The visual language here is masterful. Every cut between Shen Tangtang’s trembling hands and Liu Mei’s steady grip on the umbrella handle tells a story of power imbalance. The rain isn’t just weather—it’s a character, washing away pretense, exposing skin, erasing makeup, leaving only raw nerve endings exposed. When two men in suits finally appear—drenched, grim-faced—they don’t rush to help Shen Tangtang first. They look at Liu Mei, awaiting instruction. One of them, a man named Lin Jie, hesitates, then crouches beside Shen Tangtang, his voice low: “We can fix this.” But she shakes her head, blood dripping from her lip, her eyes locking onto his with a clarity that chills. “No,” she whispers. “You don’t get to fix what you helped break.” That moment—so brief, so devastating—is where *A Beautiful Mistake* transcends melodrama and becomes tragedy. It’s not that she refuses help; it’s that she recognizes the futility of rescue when the wound is systemic, generational, woven into the very fabric of her identity.
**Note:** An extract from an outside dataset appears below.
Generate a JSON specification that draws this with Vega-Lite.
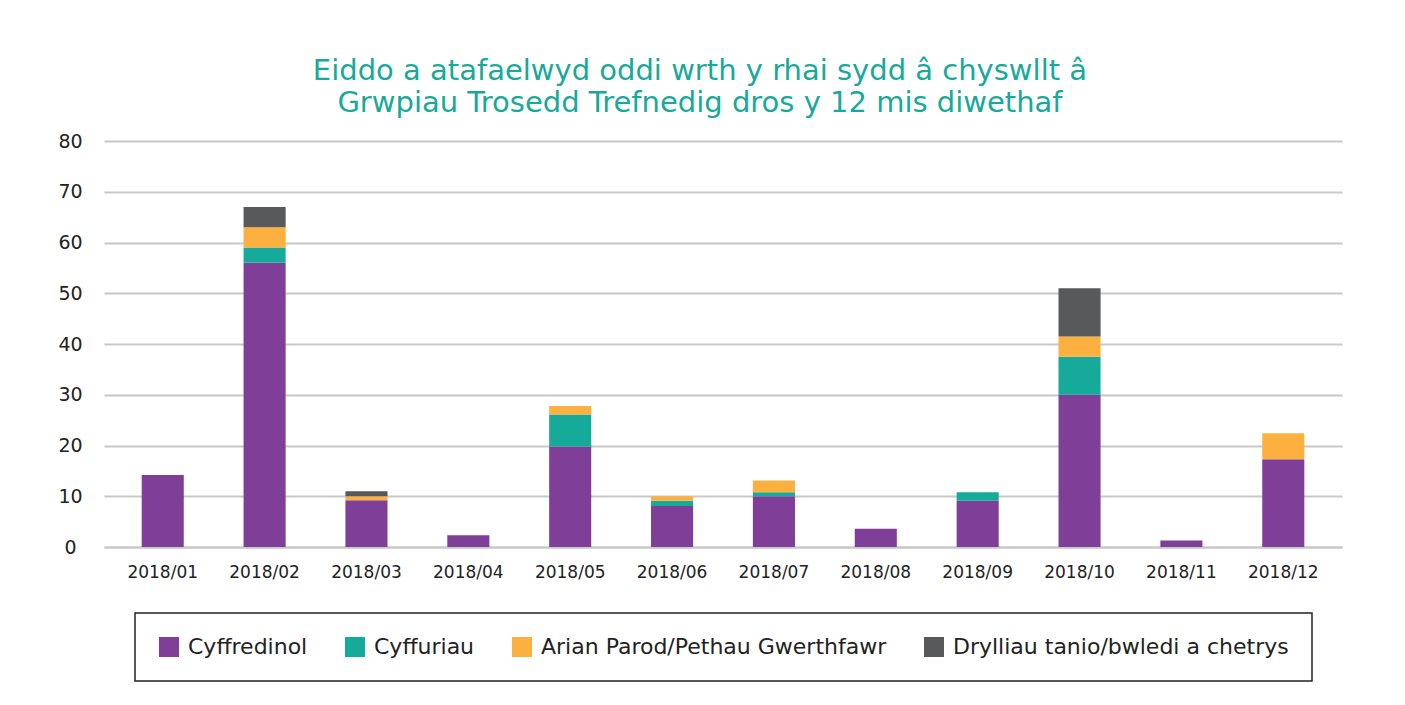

Later, in a flashback intercut with the present (a technique used sparingly but devastatingly), we see a younger Shen Tangtang, maybe sixteen, sitting at a piano in a sunlit room, playing Chopin while Liu Mei stands by the window, arms crossed, watching—not with pride, but with calculation. The music stops abruptly. “That piece is too emotional,” Liu Mei says. “People don’t want truth. They want control.” The parallel is brutal: the same woman who silenced her daughter’s art now silences her voice in the rain. *A Beautiful Mistake* isn’t just the title of the series—it’s the central thesis. Every choice Shen Tangtang made, every rebellion, every plea for autonomy, was labeled a mistake by the very person who should have nurtured her. And now, in the mud, she realizes the most beautiful mistake of all: believing love could exist without conditions.

The cinematography deserves special mention. The use of shallow depth of field isolates characters even when they’re physically close—Liu Mei’s face sharp in focus while Shen Tangtang blurs into the background, symbolizing how the mother’s narrative has always eclipsed the daughter’s reality. The color palette is deliberate: black, white, and that shocking red—the dress, the lipstick, the blood—all converging in a visual triad of authority, purity, and violation. When the crimson-dressed woman steps forward, the camera circles her slowly, as if acknowledging her as the only neutral force in a war waged in monochrome. Her umbrella doesn’t shield her from the rain; it frames her, turning her into a figure of mythic intervention.

What lingers after the scene ends isn’t the violence, but the silence that follows it. After Shen Tangtang is lifted to her feet by Lin Jie and another man, the rain continues, but the tension shifts. Liu Mei lowers her umbrella. For the first time, her expression flickers—not with regret, but with something worse: recognition. She sees herself in Shen Tangtang’s defiance, in her refusal to be erased. And in that split second, *A Beautiful Mistake* reveals its true ambition: it’s not about punishing the mother or redeeming the daughter. It’s about forcing both to stand in the same storm, drenched in the same truth, and decide whether they’ll keep fighting—or finally learn to share an umbrella.